O melhor não era o que acontecia nas salas e nos salões da PUC, do Clube do Comércio, no teatro da Orquestra, por mais que tenham acontecido em todos esses lugares alguns pronunciamentos históricos. A novidade não era nem o fato de haver aquilo tudo junto, mas o como aquilo tudo se juntava em paz, com tamanhas diferenças e tão poucas divergências. A imprensa se fixou na agenda oficial do Fórum, o que, claro, era sua obrigação, mas, ciosa de seu dever de manter a isenção, acabou perdendo o melhor. O fervilhante saguão da PUC, por exemplo. Aquilo era uma torre de babel em dois pavimentos. Vivia congestionado. Passeatas de vinte ou trinta militantes, com vinte ou trinta faixas e cartazes, iam e vinham como numa esquina sem semáforo. Uma descia as escadas, em protesto contra as declarações racistas de Joaquim Roriz. Outra subiria as mesmas escadas nos minutos seguintes, em prol da libertação da Palestina. Um grupo de indianos entoava seu mantra.

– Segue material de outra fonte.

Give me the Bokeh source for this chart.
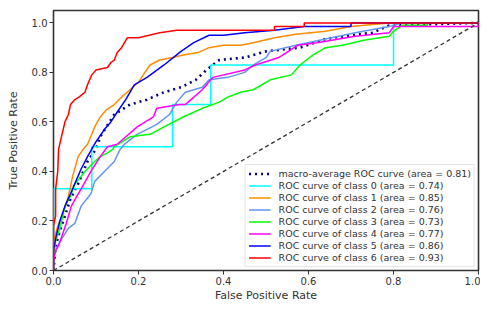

Centenas de fotógrafos e cinegrafistas registravam cada manifestação. As passeatas relâmpago estariam no dia seguinte em telejornais franceses, em diários alemãs ou brasileiros – Porto Alegre abriu um pórtico de entrada para o espaço público mundial, o que foi ótimo -, mas algo ali continuou invisível. A alegria, a alegria. Os fotógrafos, que se pensavam testemunhas, eram parte indispensável da efervescência geral. Os militantes que se pretendiam sérios e conseqüentes, às vezes tinham vergonha do próprio contentamento, e procuravam revesti-lo de combatividade etc. Os presentes não falavam em fundar organizações, em aprovar programas, em ganhar dinheiro. Estavam ali por gosto. (Alguns candidatos em campanha sempre aparecem, é verdade, mas isso não conta.) Que o jornalismo não tenha ferramentas para olhar e descrever objetivamente essa vastidão afetiva, é compreensível. Mas ela estava lá, a vastidão. Tanto que, bem de longe, em Nova York, o Fórum Econômico parece que enxergou algo de novo sob o sol do Sul, e fala em abrir ?uma ponte?.
Os que foram a Porto Alegre experimentaram essa sensação estranha que é a de se reconciliar com o presente. O mundo pode ser outro, diziam. A novidade é que isso pode ser já. Não se trata mais de jogar as fichas no futuro, mas de perceber que o futuro pode estar começando. A alegria invisível talvez tenha a ver com isso. A noção dessa conquista instantânea pode ser a fonte de tanto bom humor, de tanta risada. Os presentes, eles mesmos, riam da comédia que havia no embaralhamento daquelas passeatas ruidosas. Um intelectual de esquerda gargalhava. Eu vi. A pluralidade em excesso causava nele um bem-estar súbito. E duradouro. Não são os protestos, a consciência crítica, o movimento antiglobalização, não é nada disso que move aquela gente toda. É a alegria, e não há por que negá-la. É a alegria da gente que não sai no jornal e que está mudando o curso dos acontecimentos."